Nevertheless, there are some among the Irish nationalist camp who see Brexit as their best opportunity in the short term to force the issue of a United Ireland.

This misreads the situation in two ways. First, there is simply no appetite for a border poll in Northern Ireland and, in the unlikely event that one was held, it would fail. Poll after poll shows only a small minority who favor of a united Ireland; in fact, a recent Ipsos MORI pollfound only 21.1% total and only 42.6% of Catholics favor that option.

Second, there would have to be consent from the Republic as well, which would not be readily forthcoming. Ireland, at the moment, is still recovering from the disastrous financial crisis of 2008, which saw a catastrophic collapse of its economy. Northern Ireland is almost entirely dependent on an outsized block grant from London for its budget, and is struggling with increasing poverty, and is also burdened with a bloated civil service; Dublin would refuse to take on those responsibilities.

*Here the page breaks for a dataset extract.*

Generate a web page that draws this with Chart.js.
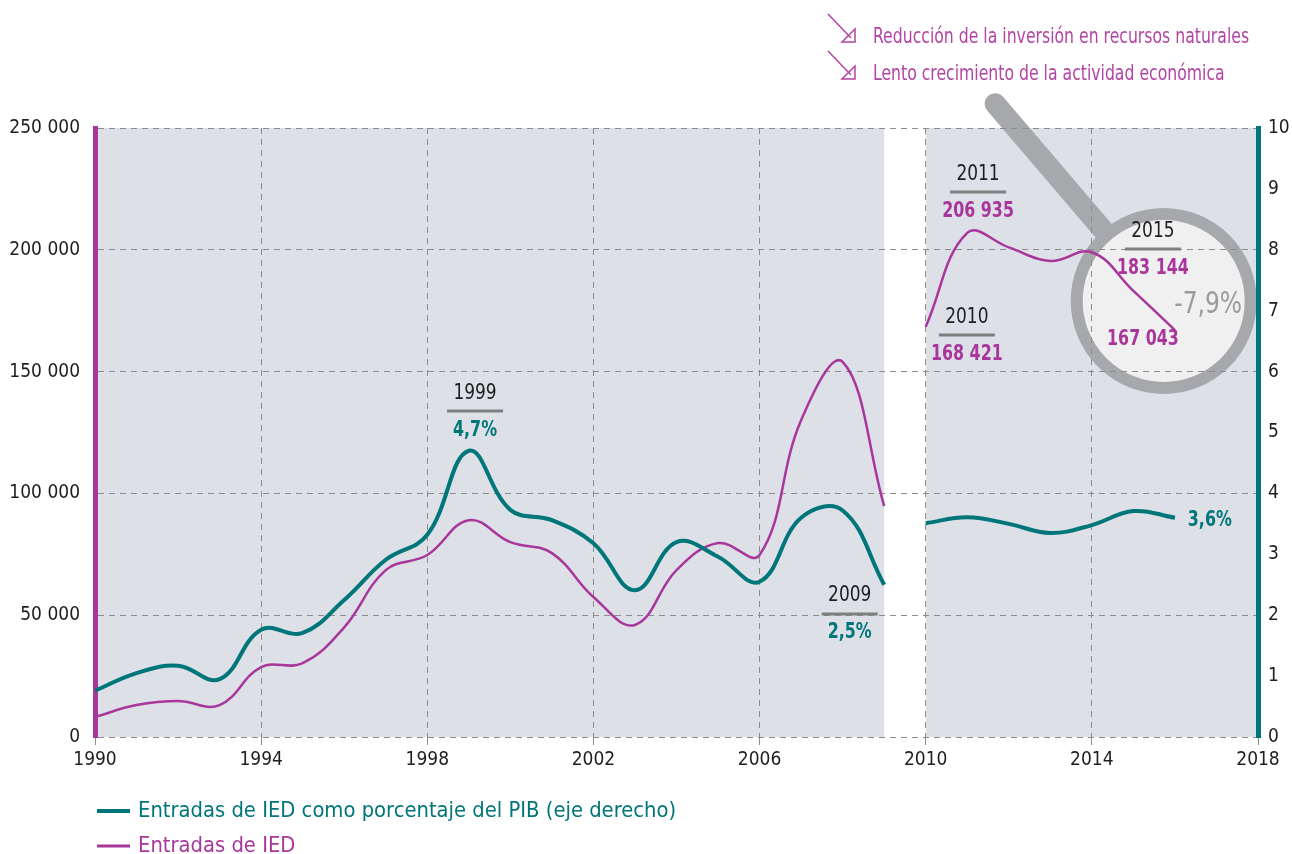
<!DOCTYPE html>
<html>
<head>
<meta charset="utf-8">
<script src="https://cdn.jsdelivr.net/npm/chart.js@4.4.1/dist/chart.umd.min.js"></script>
<style>
  html, body { margin: 0; padding: 0; background: #fff; }
  canvas { display: block; }
</style>
</head>
<body>
<canvas id="chart-ied" width="1292" height="854"></canvas>
<script>
// data
const years = [1990, 1991, 1992, 1993, 1994, 1995, 1996, 1997, 1998, 1999,
  2000, 2001, 2002, 2003, 2004, 2005, 2006, 2007, 2008, 2009,
  2010, 2011, 2012, 2013, 2014, 2015, 2016];
const iedValues = [8200, 13100, 14800, 13100, 28700, 30300, 45000, 68500, 74700, 89000,
  80000, 75500, 57500, 46000, 68500, 79600, 74700, 130000, 154000, 94800,
  168421, 206935, 201000, 195400, 199000, 183144, 167043];
const iedPctGdp = [0.76, 1.05, 1.17, 0.95, 1.76, 1.71, 2.25, 2.91, 3.32, 4.7,
  3.73, 3.56, 3.18, 2.41, 3.2, 2.96, 2.55, 3.6, 3.72, 2.5,
  3.51, 3.61, 3.5, 3.35, 3.48, 3.71, 3.6];
const breakAfter = 2009; // series break between 2009 and 2010
const xTicks = [1990, 1994, 1998, 2002, 2006, 2010, 2014, 2018];
const leftTicks = [0, 50000, 100000, 150000, 200000, 250000];
const rightTicks = [0, 1, 2, 3, 4, 5, 6, 7, 8, 9, 10];
const shadedSpans = [[1990, 2009], [2010, 2018]];

const TEAL = '#00767a';
const MAGENTA = '#a8369b';
const NOTE = '#b444a4';
const SHADE = '#dde1e7';
const GRAY = '#a7a8ab';
const FONT = "'DejaVu Sans Condensed', 'Roboto', sans-serif";
const SQUEEZE = 0.84; // narrower glyphs, closer to the condensed face of the original

const fmtThousands = (v) => String(v).replace(/\B(?=(\d{3})+(?!\d))/g, ' ');

// build {x,y} points with a null at the break so the line splits
function toPoints(values) {
  const pts = [];
  years.forEach((yr, i) => {
    pts.push({ x: yr, y: values[i] });
    if (yr === breakAfter) pts.push({ x: yr + 0.5, y: null });
  });
  return pts;
}

function squeezed(ctx, text, x, y, k = SQUEEZE) {
  ctx.fillText(text, x, y, ctx.measureText(text).width * k);
}

// text callouts: year over a rule, value under it (positions in data units, left axis)
const callouts = [
  { x: 1999.15, y: 133800, year: '1999', text: '4,7%', color: TEAL },
  { x: 2008.17, y: 50500, year: '2009', text: '2,5%', color: TEAL },
  { x: 2011.26, y: 223700, year: '2011', text: '206 935', color: MAGENTA },
  { x: 2010.99, y: 165000, year: '2010', text: '168 421', color: MAGENTA },
  { x: 2015.47, y: 200300, year: '2015', text: '183 144', color: MAGENTA },
];
const plainLabels = [
  { x: 2015.23, y: 163000, text: '167 043', color: MAGENTA, font: 'bold 21px ' + FONT },
  { x: 2016.84, y: 89000, text: '3,6%', color: TEAL, font: 'bold 21px ' + FONT },
  { x: 2016.8, y: 177300, text: '-7,9%', color: '#9b9b9d', font: '31px ' + FONT },
];

const decor = {
  id: 'decor',
  beforeDraw(chart) {
    const { ctx, chartArea: a, scales: { x, y } } = chart;
    ctx.save();
    ctx.fillStyle = SHADE;
    shadedSpans.forEach(([s, e]) => {
      const x0 = x.getPixelForValue(s);
      const x1 = x.getPixelForValue(e);
      ctx.fillRect(x0, a.top, x1 - x0, a.bottom - a.top);
    });

    // magnifying glass around the 2014-2016 drop
    const cx = x.getPixelForValue(2015.73);
    const cy = y.getPixelForValue(179000);
    const r = 87;
    const hx = x.getPixelForValue(2011.67);
    const hy = y.getPixelForValue(260000);
    const ang = Math.atan2(cy - hy, cx - hx);
    ctx.strokeStyle = GRAY;
    ctx.lineCap = 'round';
    ctx.lineWidth = 21;
    ctx.beginPath();
    ctx.moveTo(hx, hy);
    ctx.lineTo(cx - Math.cos(ang) * r, cy - Math.sin(ang) * r);
    ctx.stroke();
    ctx.beginPath();
    ctx.arc(cx, cy, r, 0, Math.PI * 2);
    ctx.fillStyle = '#f0f0f0';
    ctx.fill();
    ctx.lineWidth = 12;
    ctx.stroke();
    ctx.restore();
  },
  afterDatasetsDraw(chart) {
    const { ctx, scales: { x, y } } = chart;
    ctx.save();
    ctx.textAlign = 'center';
    ctx.textBaseline = 'middle';
    callouts.forEach((c) => {
      const px = x.getPixelForValue(c.x);
      const py = y.getPixelForValue(c.y);
      ctx.fillStyle = '#1e1e1e';
      ctx.font = '21px ' + FONT;
      squeezed(ctx, c.year, px, py - 18, 0.9);
      ctx.strokeStyle = '#7f7f7f';
      ctx.lineWidth = 3;
      ctx.beginPath();
      ctx.moveTo(px - 28, py);
      ctx.lineTo(px + 28, py);
      ctx.stroke();
      ctx.fillStyle = c.color;
      ctx.font = 'bold 21px ' + FONT;
      squeezed(ctx, c.text, px, py + 19);
    });
    plainLabels.forEach((l) => {
      ctx.fillStyle = l.color;
      ctx.font = l.font;
      squeezed(ctx, l.text, x.getPixelForValue(l.x), y.getPixelForValue(l.y));
    });
    ctx.restore();
  },
  afterDraw(chart) {
    const { ctx } = chart;
    ctx.save();
    // notes at the top right
    const notes = ['Reducción de la inversión en recursos naturales', 'Lento crecimiento de la actividad económica'];
    notes.forEach((t, i) => {
      const oy = i * 37;
      ctx.strokeStyle = NOTE;
      ctx.lineWidth = 1.5;
      ctx.beginPath();
      ctx.moveTo(828, 14 + oy);
      ctx.lineTo(851, 38 + oy);
      ctx.stroke();
      ctx.beginPath();
      ctx.moveTo(855, 29 + oy);
      ctx.lineTo(855, 42 + oy);
      ctx.lineTo(842, 42 + oy);
      ctx.closePath();
      ctx.stroke();
      ctx.fillStyle = NOTE;
      ctx.font = '21px ' + FONT;
      ctx.textBaseline = 'middle';
      ctx.textAlign = 'left';
      squeezed(ctx, t, 873, 38 + oy, 0.83);
    });
    // legend
    const items = [
      { label: 'Entradas de IED como porcentaje del PIB (eje derecho)', color: TEAL, w: 4 },
      { label: 'Entradas de IED', color: MAGENTA, w: 3 },
    ];
    items.forEach((it, i) => {
      const ly = 811 + i * 35;
      ctx.strokeStyle = it.color;
      ctx.lineWidth = it.w;
      ctx.lineCap = 'butt';
      ctx.beginPath();
      ctx.moveTo(97, ly);
      ctx.lineTo(130, ly);
      ctx.stroke();
      ctx.fillStyle = it.color;
      ctx.font = '22px ' + FONT;
      ctx.textBaseline = 'middle';
      ctx.textAlign = 'left';
      squeezed(ctx, it.label, 138, ly, 0.99);
    });
    ctx.restore();
  },
};

const tickFont = { family: FONT, size: 19 };

new Chart(document.getElementById('chart-ied'), {
  type: 'line',
  plugins: [decor],
  data: {
    datasets: [
      {
        label: 'Entradas de IED como porcentaje del PIB (eje derecho)',
        data: toPoints(iedPctGdp),
        yAxisID: 'y1',
        borderColor: TEAL,
        borderWidth: 4,
        tension: 0.4,
        pointRadius: 0,
      },
      {
        label: 'Entradas de IED',
        data: toPoints(iedValues),
        yAxisID: 'y',
        borderColor: MAGENTA,
        borderWidth: 2.5,
        tension: 0.4,
        pointRadius: 0,
      },
    ],
  },
  options: {
    responsive: false,
    animation: false,
    devicePixelRatio: 1,
    layout: { padding: { top: 128, left: 0, right: 0, bottom: 0 } },
    plugins: { legend: { display: false }, tooltip: { enabled: false } },
    scales: {
      x: {
        type: 'linear',
        min: 1990,
        max: 2018,
        afterBuildTicks: (s) => { s.ticks = xTicks.map((v) => ({ value: v })); },
        afterFit: (s) => { s.height = 117; },
        ticks: { callback: (v) => String(v), font: tickFont, color: '#1e1e1e', padding: 4, maxRotation: 0 },
        grid: { color: '#8c8c8c', lineWidth: 1, tickLength: 8 },
        border: { display: false, dash: [6, 5] },
      },
      y: {
        position: 'left',
        min: 0,
        max: 250000,
        afterBuildTicks: (s) => { s.ticks = leftTicks.map((v) => ({ value: v })); },
        afterFit: (s) => { s.width = 95; },
        ticks: { callback: (v) => fmtThousands(v), font: tickFont, color: '#1e1e1e', padding: 15 },
        grid: { color: '#8c8c8c', lineWidth: 1, drawTicks: false },
        border: { display: true, color: MAGENTA, width: 5, dash: [6, 5] },
      },
      y1: {
        position: 'right',
        min: 0,
        max: 10,
        afterBuildTicks: (s) => { s.ticks = rightTicks.map((v) => ({ value: v })); },
        afterFit: (s) => { s.width = 34; },
        ticks: { font: tickFont, color: '#1e1e1e', padding: 10 },
        grid: { drawOnChartArea: false, drawTicks: false },
        border: { display: true, color: TEAL, width: 5 },
      },
    },
  },
});
</script>
</body>
</html>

Moreover, the Irish in the south are fighting their own battles over social issues, most recently over abortion, and are casting off the old, clerically-mandated ways of thinking and acting and becoming a progressive, outward-looking society. To bring in a rump of angry, resentful, deeply conservative, religious fundamentalists from the DUP would work against this trend. There is likely to be significant resistance to adding a religious, nationalist angle to politics in the Republic.

A groundswell of support for a united Ireland is of course possible given the right trigger – but Brexit is not it. An all-island Republic is more likely to come about through the democratic acclaim of the Irish on both sides of the current border, rather than through violence or opportunistically because of poor relations between London and Brussels.